----- RECORDS SHOWN

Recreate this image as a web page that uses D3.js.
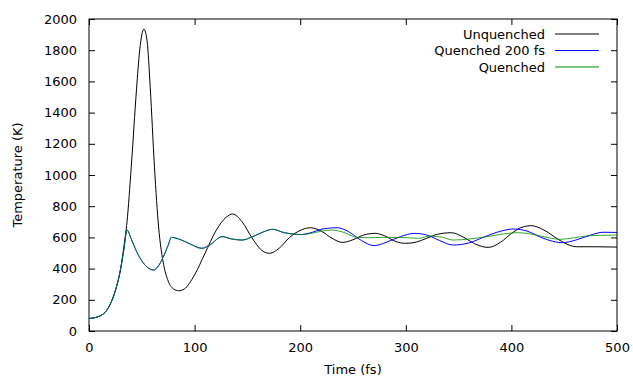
<!DOCTYPE html>
<meta charset="utf-8">
<script src="https://d3js.org/d3.v7.min.js"></script>
<style>
  body { margin: 0; background: #fff; }
  text { font-family: "DejaVu Sans", sans-serif; font-size: 13px; fill: #000; }
</style>
<div id="chart"></div>
<script>
// data
var xTicks = [0, 100, 200, 300, 400, 500];
var yTicks = [0, 200, 400, 600, 800, 1000, 1200, 1400, 1600, 1800, 2000];

var unquenched = [[0,80],[10,95],[20,170],[25,260],[30,400],[33,540],[36,700],[40,1050],[45,1550],[48,1800],[52,1935],[55,1860],[58,1560],[62,1050],[66,660],[70,450],[75,320],[80,270],[85,258],[90,268],[100,360],[110,500],[120,640],[130,730],[136,750],[145,700],[155,590],[165,510],[171,498],[180,530],[190,600],[200,645],[210,662],[220,640],[230,595],[240,568],[250,585],[260,615],[271,626],[280,610],[290,575],[300,562],[310,570],[320,595],[330,620],[343,630],[355,600],[365,560],[378,536],[390,570],[400,625],[410,665],[419,675],[430,650],[445,585],[455,550],[462,540],[480,540],[500,538]];

var common = [[0,80],[10,95],[20,170],[25,260],[30,400],[33,520],[36,647],[40,590],[45,510],[50,450],[55,410],[61,391],[65,410],[70,470],[75,550],[78,600],[85,590],[95,560],[107,530],[115,555],[126,605],[135,590],[145,583],[155,605],[165,635],[174,652],[185,630],[196,620],[200,618]];

var quenched200 = common.concat([[210,630],[222,655],[235,662],[245,640],[258,580],[270,547],[282,570],[295,605],[308,626],[320,615],[332,580],[345,551],[360,565],[375,605],[390,640],[402,654],[415,640],[430,595],[448,566],[462,585],[475,615],[487,633],[500,632]]);

var quenched = common.concat([[210,625],[220,640],[230,647],[240,635],[254,600],[265,598],[279,600],[295,600],[312,594],[323,609],[335,600],[345,583],[360,590],[373,600],[390,620],[406,630],[420,620],[435,598],[446,588],[460,598],[471,609],[485,613],[500,615]]);

var series = [
  {name: "Unquenched", data: unquenched, color: "#000000"},
  {name: "Quenched 200 fs", data: quenched200, color: "#0000ff"},
  {name: "Quenched", data: quenched, color: "#009000"}
];

var width = 633, height = 378;
var margin = {top: 19, right: 16, bottom: 47, left: 89};
var w = width - margin.left - margin.right,
    h = height - margin.top - margin.bottom;

var svg = d3.select("#chart").append("svg")
    .attr("width", width).attr("height", height);
var g = svg.append("g").attr("transform", "translate(" + margin.left + "," + margin.top + ")");

var x = d3.scaleLinear().domain([0, 500]).range([0, w]);
var y = d3.scaleLinear().domain([0, 2000]).range([h, 0]);

// ticks, inward, mirrored
g.append("g").attr("transform", "translate(0," + h + ")")
  .call(d3.axisBottom(x).tickValues(xTicks).tickFormat(d3.format("d")).tickSizeInner(-6).tickSizeOuter(0).tickPadding(12))
  .call(a => a.select(".domain").remove());
g.append("g")
  .call(d3.axisTop(x).tickValues(xTicks).tickSizeInner(-6).tickSizeOuter(0).tickFormat(""))
  .call(a => a.select(".domain").remove());
g.append("g")
  .call(d3.axisLeft(y).tickValues(yTicks).tickFormat(d3.format("d")).tickSizeInner(-6).tickSizeOuter(0).tickPadding(12))
  .call(a => a.select(".domain").remove());
g.append("g").attr("transform", "translate(" + w + ",0)")
  .call(d3.axisRight(y).tickValues(yTicks).tickSizeInner(-6).tickSizeOuter(0).tickFormat(""))
  .call(a => a.select(".domain").remove());
g.selectAll(".tick line").attr("stroke", "#000");
g.selectAll(".tick text").style("font-size", "13px").style("font-family", "DejaVu Sans, sans-serif");

var line = d3.line()
  .x(d => x(d[0]))
  .y(d => y(d[1]))
  .curve(d3.curveMonotoneX);

series.forEach(function(s) {
  g.append("path")
    .datum(s.data)
    .attr("fill", "none")
    .attr("stroke", s.color)
    .attr("stroke-width", 1)
    .attr("stroke-opacity", s.name == "Quenched" ? 0.8 : 1)
    .attr("d", line);
});

g.append("rect").attr("width", w).attr("height", h)
  .attr("fill", "none").attr("stroke", "#000").attr("stroke-width", 1);

// legend
var leg = g.selectAll(".leg").data(series).enter().append("g")
  .attr("transform", (d, i) => "translate(0," + (15 + i * 16.5) + ")");
leg.append("text")
  .attr("x", 456).attr("y", 0).attr("dy", "0.35em")
  .attr("text-anchor", "end")
  .text(d => d.name);
leg.append("line")
  .attr("x1", 466).attr("x2", 510)
  .attr("stroke", d => d.color).attr("stroke-width", 1);

svg.append("text")
  .attr("x", margin.left + w / 2).attr("y", 374)
  .attr("text-anchor", "middle").text("Time (fs)");
svg.append("text")
  .attr("transform", "translate(22," + (margin.top + h / 2) + ") rotate(-90)")
  .attr("text-anchor", "middle").text("Temperature (K)");
</script>
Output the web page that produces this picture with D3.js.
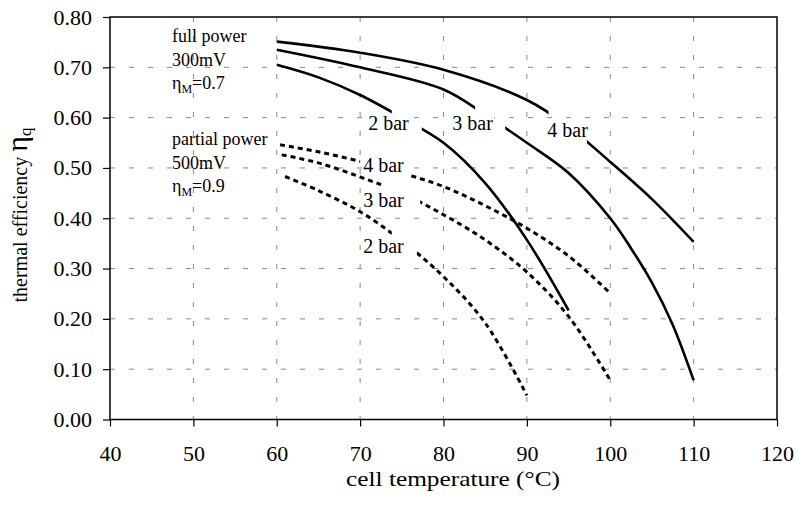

----------

- [STATED EXERCISE] Write the listing above out again exactly, dropping each image.

- [SOLUTION TO THIS EXERCISE]
Recreate this image as a web page that uses D3.js.
<!DOCTYPE html>
<meta charset="utf-8">
<script src="https://d3js.org/d3.v7.min.js"></script>
<style>
  body { margin: 0; background: #fff; }
  text { font-family: "DejaVu Sans", sans-serif; font-size: 13px; fill: #000; }
</style>
<div id="chart"></div>
<script>
// data
var xTicks = [0, 100, 200, 300, 400, 500];
var yTicks = [0, 200, 400, 600, 800, 1000, 1200, 1400, 1600, 1800, 2000];

var unquenched = [[0,80],[10,95],[20,170],[25,260],[30,400],[33,540],[36,700],[40,1050],[45,1550],[48,1800],[52,1935],[55,1860],[58,1560],[62,1050],[66,660],[70,450],[75,320],[80,270],[85,258],[90,268],[100,360],[110,500],[120,640],[130,730],[136,750],[145,700],[155,590],[165,510],[171,498],[180,530],[190,600],[200,645],[210,662],[220,640],[230,595],[240,568],[250,585],[260,615],[271,626],[280,610],[290,575],[300,562],[310,570],[320,595],[330,620],[343,630],[355,600],[365,560],[378,536],[390,570],[400,625],[410,665],[419,675],[430,650],[445,585],[455,550],[462,540],[480,540],[500,538]];

var common = [[0,80],[10,95],[20,170],[25,260],[30,400],[33,520],[36,647],[40,590],[45,510],[50,450],[55,410],[61,391],[65,410],[70,470],[75,550],[78,600],[85,590],[95,560],[107,530],[115,555],[126,605],[135,590],[145,583],[155,605],[165,635],[174,652],[185,630],[196,620],[200,618]];

var quenched200 = common.concat([[210,630],[222,655],[235,662],[245,640],[258,580],[270,547],[282,570],[295,605],[308,626],[320,615],[332,580],[345,551],[360,565],[375,605],[390,640],[402,654],[415,640],[430,595],[448,566],[462,585],[475,615],[487,633],[500,632]]);

var quenched = common.concat([[210,625],[220,640],[230,647],[240,635],[254,600],[265,598],[279,600],[295,600],[312,594],[323,609],[335,600],[345,583],[360,590],[373,600],[390,620],[406,630],[420,620],[435,598],[446,588],[460,598],[471,609],[485,613],[500,615]]);

var series = [
  {name: "Unquenched", data: unquenched, color: "#000000"},
  {name: "Quenched 200 fs", data: quenched200, color: "#0000ff"},
  {name: "Quenched", data: quenched, color: "#009000"}
];

var width = 633, height = 378;
var margin = {top: 19, right: 16, bottom: 47, left: 89};
var w = width - margin.left - margin.right,
    h = height - margin.top - margin.bottom;

var svg = d3.select("#chart").append("svg")
    .attr("width", width).attr("height", height);
var g = svg.append("g").attr("transform", "translate(" + margin.left + "," + margin.top + ")");

var x = d3.scaleLinear().domain([0, 500]).range([0, w]);
var y = d3.scaleLinear().domain([0, 2000]).range([h, 0]);

// ticks, inward, mirrored
g.append("g").attr("transform", "translate(0," + h + ")")
  .call(d3.axisBottom(x).tickValues(xTicks).tickFormat(d3.format("d")).tickSizeInner(-6).tickSizeOuter(0).tickPadding(12))
  .call(a => a.select(".domain").remove());
g.append("g")
  .call(d3.axisTop(x).tickValues(xTicks).tickSizeInner(-6).tickSizeOuter(0).tickFormat(""))
  .call(a => a.select(".domain").remove());
g.append("g")
  .call(d3.axisLeft(y).tickValues(yTicks).tickFormat(d3.format("d")).tickSizeInner(-6).tickSizeOuter(0).tickPadding(12))
  .call(a => a.select(".domain").remove());
g.append("g").attr("transform", "translate(" + w + ",0)")
  .call(d3.axisRight(y).tickValues(yTicks).tickSizeInner(-6).tickSizeOuter(0).tickFormat(""))
  .call(a => a.select(".domain").remove());
g.selectAll(".tick line").attr("stroke", "#000");
g.selectAll(".tick text").style("font-size", "13px").style("font-family", "DejaVu Sans, sans-serif");

var line = d3.line()
  .x(d => x(d[0]))
  .y(d => y(d[1]))
  .curve(d3.curveMonotoneX);

series.forEach(function(s) {
  g.append("path")
    .datum(s.data)
    .attr("fill", "none")
    .attr("stroke", s.color)
    .attr("stroke-width", 1)
    .attr("stroke-opacity", s.name == "Quenched" ? 0.8 : 1)
    .attr("d", line);
});

g.append("rect").attr("width", w).attr("height", h)
  .attr("fill", "none").attr("stroke", "#000").attr("stroke-width", 1);

// legend
var leg = g.selectAll(".leg").data(series).enter().append("g")
  .attr("transform", (d, i) => "translate(0," + (15 + i * 16.5) + ")");
leg.append("text")
  .attr("x", 456).attr("y", 0).attr("dy", "0.35em")
  .attr("text-anchor", "end")
  .text(d => d.name);
leg.append("line")
  .attr("x1", 466).attr("x2", 510)
  .attr("stroke", d => d.color).attr("stroke-width", 1);

svg.append("text")
  .attr("x", margin.left + w / 2).attr("y", 374)
  .attr("text-anchor", "middle").text("Time (fs)");
svg.append("text")
  .attr("transform", "translate(22," + (margin.top + h / 2) + ") rotate(-90)")
  .attr("text-anchor", "middle").text("Temperature (K)");
</script>
Output the web page that produces this picture with D3.js.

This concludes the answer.